It is not unusual for justices on the U.S. Supreme Court to serve into their 80s. Appointment to the Court by the President of the United States is a life-time appointment and it is assumed -- and hoped -- that a justice will decide when it's time to step down.
Illinois residents don't have to rely on the good sense of Illinois judges to decide when they should step down because of age or any other factors. Our system of electing judges (although flawed) requires that supreme and appellate judges are subject to voter approval every ten years, and lower court judges must face voters every six years. It's rare, but judges have been voted off the bench, although not usually because of age.
Advancing age is becoming less of a factor in all facets of modern life. As medical care improves -- and the economy worsens -- people are capable of working longer and the true test of one's ability to perform is the performance itself, not the date of birth.

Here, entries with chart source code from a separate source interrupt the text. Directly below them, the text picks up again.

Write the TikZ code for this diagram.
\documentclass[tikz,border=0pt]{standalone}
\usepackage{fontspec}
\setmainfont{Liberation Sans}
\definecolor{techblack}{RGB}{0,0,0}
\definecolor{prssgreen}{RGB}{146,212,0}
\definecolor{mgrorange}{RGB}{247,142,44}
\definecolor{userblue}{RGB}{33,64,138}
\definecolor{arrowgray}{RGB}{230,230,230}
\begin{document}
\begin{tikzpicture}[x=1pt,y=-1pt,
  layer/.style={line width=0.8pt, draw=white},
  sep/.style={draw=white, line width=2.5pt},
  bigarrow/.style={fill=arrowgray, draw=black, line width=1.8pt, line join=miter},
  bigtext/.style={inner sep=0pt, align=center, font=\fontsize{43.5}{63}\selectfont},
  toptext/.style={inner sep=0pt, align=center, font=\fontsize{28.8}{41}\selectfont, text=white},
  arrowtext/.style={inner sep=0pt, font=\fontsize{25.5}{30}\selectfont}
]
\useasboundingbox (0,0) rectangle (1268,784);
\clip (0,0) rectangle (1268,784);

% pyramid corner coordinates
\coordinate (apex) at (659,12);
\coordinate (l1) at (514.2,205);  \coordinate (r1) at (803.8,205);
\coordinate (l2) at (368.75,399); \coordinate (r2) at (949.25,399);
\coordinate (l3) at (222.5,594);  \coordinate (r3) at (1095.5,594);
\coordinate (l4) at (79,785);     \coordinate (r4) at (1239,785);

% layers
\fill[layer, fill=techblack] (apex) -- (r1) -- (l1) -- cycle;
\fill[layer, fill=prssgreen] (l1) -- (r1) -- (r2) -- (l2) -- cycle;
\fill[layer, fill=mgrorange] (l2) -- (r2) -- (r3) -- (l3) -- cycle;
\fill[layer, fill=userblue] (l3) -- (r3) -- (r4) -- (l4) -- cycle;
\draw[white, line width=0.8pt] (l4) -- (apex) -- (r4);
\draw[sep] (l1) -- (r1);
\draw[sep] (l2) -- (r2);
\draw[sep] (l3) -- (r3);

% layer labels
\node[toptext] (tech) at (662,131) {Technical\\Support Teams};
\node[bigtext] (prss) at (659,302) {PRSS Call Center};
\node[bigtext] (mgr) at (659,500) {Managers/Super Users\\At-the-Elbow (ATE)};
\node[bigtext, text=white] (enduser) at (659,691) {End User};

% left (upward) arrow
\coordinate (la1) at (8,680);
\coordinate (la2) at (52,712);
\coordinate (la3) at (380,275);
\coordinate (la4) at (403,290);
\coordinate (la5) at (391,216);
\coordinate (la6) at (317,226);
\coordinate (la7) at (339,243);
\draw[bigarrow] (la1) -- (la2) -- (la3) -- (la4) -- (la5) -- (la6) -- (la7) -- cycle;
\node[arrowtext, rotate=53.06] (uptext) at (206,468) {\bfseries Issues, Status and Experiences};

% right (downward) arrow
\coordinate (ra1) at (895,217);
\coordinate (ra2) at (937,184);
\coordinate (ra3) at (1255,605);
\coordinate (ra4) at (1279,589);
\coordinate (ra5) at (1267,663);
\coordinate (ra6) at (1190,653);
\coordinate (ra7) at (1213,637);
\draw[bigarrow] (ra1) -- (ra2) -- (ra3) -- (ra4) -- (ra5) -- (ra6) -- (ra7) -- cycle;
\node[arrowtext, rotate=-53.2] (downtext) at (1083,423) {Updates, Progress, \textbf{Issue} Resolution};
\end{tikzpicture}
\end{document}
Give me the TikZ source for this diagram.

So we agree -- generally -- with the decision by the Illinois Supreme Court to overturn the law that set a mandatory
retirement age for state judges.
But why was the Court so insensitive that it selected the one justice who would be most personally and immediately affected by the ruling to write the opinion?
Justice Charles Freeman's ten-year term on the Court expires next year. Under the law (before June 18), Justice Freeman would not be eligible to seek retention next year. Now, because of the opinion he wrote, he is eligible to seek another ten-year-term at the current annual salary of about $190,000 -- or a total of almost $2 million.
Is it a ruling that has a direct and personal benefit to Justice Freeman? It certainly could be viewed that way and it's puzzling why the Court did not recognize the potential appearance of conflict of interest -- especially within two weeks of the Caperton vs. Massey ruling of the U.S. Supreme Court concerning recusals by state judges when there is a potential conflict of interest resulting from campaign contributions.
The dissenting view in the ruling, written by Justice Lloyd Karmeier, is convincing and probably should have prevailed if only the facts were involved. But the underlying issue -- should people stop working at a certain age merely because of the date of birth -- is a broader issue.